Instruction >> Emit an exact copy of the lines running from the start of the records to the line containing "return (x - L) / (R - L)", both included.

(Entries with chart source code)
────
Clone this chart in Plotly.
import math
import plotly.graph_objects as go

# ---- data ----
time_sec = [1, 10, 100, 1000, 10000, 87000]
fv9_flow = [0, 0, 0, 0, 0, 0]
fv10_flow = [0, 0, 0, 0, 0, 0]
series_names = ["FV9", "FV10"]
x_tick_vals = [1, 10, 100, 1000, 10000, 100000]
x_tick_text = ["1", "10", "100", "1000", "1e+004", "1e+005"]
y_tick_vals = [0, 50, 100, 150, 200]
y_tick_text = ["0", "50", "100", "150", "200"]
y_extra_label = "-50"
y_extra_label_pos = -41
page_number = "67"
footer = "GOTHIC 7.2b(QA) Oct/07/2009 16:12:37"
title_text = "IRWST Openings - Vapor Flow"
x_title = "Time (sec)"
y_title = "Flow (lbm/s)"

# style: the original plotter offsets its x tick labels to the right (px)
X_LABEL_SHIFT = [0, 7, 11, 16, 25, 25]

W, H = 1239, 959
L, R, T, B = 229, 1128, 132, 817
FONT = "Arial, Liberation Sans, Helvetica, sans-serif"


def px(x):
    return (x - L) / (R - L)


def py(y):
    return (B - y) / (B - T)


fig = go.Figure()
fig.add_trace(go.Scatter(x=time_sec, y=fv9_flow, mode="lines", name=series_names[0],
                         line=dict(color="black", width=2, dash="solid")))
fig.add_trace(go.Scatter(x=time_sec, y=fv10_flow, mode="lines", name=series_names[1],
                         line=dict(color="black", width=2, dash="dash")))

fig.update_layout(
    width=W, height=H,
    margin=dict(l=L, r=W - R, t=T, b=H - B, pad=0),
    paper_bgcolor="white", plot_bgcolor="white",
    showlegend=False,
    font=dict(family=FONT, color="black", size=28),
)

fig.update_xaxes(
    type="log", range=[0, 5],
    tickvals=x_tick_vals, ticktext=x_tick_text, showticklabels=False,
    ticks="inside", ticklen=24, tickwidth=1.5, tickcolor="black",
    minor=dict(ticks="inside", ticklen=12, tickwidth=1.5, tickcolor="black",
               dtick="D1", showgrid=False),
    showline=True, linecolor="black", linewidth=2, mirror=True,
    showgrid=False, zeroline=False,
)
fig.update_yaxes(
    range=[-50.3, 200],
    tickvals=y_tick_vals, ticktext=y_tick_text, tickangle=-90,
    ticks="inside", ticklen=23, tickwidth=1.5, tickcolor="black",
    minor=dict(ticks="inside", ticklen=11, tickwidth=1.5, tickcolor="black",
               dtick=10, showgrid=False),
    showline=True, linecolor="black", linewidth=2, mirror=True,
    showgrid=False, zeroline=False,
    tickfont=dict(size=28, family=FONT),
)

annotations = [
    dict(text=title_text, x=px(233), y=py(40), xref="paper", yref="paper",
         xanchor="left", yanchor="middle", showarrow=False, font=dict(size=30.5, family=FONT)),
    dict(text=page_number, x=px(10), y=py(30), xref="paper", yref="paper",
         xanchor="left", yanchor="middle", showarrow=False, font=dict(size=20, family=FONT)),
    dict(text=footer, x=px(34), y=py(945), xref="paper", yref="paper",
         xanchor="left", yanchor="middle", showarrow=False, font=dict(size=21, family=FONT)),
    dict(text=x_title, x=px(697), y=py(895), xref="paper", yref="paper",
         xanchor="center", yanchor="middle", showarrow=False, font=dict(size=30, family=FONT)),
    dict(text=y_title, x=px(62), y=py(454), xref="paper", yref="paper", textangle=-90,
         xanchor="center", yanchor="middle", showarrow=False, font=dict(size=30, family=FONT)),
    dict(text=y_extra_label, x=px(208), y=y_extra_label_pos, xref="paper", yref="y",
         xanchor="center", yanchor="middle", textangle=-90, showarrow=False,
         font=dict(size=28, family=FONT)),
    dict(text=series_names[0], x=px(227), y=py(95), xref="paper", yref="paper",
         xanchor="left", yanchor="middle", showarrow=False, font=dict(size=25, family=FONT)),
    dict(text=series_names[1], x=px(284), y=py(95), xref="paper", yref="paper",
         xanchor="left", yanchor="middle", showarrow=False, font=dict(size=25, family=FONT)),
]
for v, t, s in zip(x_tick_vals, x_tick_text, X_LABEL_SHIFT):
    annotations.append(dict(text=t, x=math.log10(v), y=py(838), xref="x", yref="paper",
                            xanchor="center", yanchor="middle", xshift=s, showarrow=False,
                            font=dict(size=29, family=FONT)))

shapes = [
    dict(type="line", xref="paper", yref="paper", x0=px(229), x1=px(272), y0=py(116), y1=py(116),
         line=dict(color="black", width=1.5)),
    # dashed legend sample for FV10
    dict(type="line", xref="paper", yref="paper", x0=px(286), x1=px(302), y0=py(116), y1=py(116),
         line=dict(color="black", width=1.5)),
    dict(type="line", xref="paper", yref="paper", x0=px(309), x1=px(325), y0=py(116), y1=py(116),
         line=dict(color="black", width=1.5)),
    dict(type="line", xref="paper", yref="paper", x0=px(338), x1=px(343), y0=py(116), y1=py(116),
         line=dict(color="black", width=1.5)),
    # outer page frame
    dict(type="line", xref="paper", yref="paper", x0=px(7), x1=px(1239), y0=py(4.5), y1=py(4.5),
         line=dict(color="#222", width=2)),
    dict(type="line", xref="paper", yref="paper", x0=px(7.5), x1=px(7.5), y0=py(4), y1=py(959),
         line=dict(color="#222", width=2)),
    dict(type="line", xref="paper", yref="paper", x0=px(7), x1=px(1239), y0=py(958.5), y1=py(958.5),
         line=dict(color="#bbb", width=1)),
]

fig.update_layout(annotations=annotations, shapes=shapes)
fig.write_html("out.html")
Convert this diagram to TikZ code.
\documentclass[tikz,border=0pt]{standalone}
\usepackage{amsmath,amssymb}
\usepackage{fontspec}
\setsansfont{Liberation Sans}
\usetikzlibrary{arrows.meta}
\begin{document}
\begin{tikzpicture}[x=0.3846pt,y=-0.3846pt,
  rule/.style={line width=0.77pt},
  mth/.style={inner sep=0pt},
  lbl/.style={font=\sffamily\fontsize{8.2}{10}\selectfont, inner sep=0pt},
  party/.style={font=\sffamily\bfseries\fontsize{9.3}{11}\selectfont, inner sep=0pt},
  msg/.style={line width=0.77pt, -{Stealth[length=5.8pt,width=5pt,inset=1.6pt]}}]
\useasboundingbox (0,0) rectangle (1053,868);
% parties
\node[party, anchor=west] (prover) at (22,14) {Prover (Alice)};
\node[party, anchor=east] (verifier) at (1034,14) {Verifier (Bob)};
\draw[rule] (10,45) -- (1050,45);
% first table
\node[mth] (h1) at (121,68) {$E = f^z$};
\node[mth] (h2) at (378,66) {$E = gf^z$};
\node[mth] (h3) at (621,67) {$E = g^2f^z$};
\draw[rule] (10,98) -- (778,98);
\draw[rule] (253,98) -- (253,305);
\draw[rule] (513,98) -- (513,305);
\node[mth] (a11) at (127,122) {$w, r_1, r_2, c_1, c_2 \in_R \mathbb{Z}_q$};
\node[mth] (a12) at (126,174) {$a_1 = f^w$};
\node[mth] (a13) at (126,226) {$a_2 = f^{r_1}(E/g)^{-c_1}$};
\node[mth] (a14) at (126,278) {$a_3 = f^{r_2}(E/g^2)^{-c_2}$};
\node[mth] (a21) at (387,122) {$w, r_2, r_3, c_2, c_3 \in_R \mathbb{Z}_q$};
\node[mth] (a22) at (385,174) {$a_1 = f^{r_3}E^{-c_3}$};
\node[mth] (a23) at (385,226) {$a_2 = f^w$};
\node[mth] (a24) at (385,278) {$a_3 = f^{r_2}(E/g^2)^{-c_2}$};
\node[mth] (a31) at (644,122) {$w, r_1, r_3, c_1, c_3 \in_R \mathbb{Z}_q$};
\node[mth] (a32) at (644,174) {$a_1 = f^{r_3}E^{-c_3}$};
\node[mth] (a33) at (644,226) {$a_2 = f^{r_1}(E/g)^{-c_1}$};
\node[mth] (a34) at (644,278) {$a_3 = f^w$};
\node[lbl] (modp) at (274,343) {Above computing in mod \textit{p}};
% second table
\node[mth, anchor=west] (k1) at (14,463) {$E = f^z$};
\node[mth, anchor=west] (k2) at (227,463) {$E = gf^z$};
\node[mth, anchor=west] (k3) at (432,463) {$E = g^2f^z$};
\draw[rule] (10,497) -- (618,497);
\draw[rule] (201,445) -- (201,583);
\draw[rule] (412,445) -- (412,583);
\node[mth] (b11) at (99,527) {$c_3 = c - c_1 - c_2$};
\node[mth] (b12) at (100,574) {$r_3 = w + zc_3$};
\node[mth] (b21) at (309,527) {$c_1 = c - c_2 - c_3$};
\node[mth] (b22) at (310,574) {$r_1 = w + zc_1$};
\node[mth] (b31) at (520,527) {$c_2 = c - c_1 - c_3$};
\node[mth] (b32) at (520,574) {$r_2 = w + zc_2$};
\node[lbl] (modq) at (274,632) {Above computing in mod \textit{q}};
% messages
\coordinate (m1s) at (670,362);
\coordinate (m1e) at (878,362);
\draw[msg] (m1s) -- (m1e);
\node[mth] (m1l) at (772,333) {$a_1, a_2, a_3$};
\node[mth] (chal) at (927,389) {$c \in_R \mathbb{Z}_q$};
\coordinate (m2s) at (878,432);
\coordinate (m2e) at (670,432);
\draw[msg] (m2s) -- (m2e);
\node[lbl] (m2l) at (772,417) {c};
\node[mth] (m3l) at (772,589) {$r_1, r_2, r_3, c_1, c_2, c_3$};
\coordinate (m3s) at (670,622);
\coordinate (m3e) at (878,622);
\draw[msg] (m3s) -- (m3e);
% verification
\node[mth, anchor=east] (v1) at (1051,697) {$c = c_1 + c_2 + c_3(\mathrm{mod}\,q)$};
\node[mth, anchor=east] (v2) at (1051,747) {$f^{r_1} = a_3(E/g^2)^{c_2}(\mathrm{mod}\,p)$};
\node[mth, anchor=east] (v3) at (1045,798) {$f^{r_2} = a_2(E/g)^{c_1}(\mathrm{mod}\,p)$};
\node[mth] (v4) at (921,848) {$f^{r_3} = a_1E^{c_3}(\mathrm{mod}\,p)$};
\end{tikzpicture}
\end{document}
────
The completed task >>
Clone this chart in Plotly.
import math
import plotly.graph_objects as go

# ---- data ----
time_sec = [1, 10, 100, 1000, 10000, 87000]
fv9_flow = [0, 0, 0, 0, 0, 0]
fv10_flow = [0, 0, 0, 0, 0, 0]
series_names = ["FV9", "FV10"]
x_tick_vals = [1, 10, 100, 1000, 10000, 100000]
x_tick_text = ["1", "10", "100", "1000", "1e+004", "1e+005"]
y_tick_vals = [0, 50, 100, 150, 200]
y_tick_text = ["0", "50", "100", "150", "200"]
y_extra_label = "-50"
y_extra_label_pos = -41
page_number = "67"
footer = "GOTHIC 7.2b(QA) Oct/07/2009 16:12:37"
title_text = "IRWST Openings - Vapor Flow"
x_title = "Time (sec)"
y_title = "Flow (lbm/s)"

# style: the original plotter offsets its x tick labels to the right (px)
X_LABEL_SHIFT = [0, 7, 11, 16, 25, 25]

W, H = 1239, 959
L, R, T, B = 229, 1128, 132, 817
FONT = "Arial, Liberation Sans, Helvetica, sans-serif"


def px(x):
    return (x - L) / (R - L)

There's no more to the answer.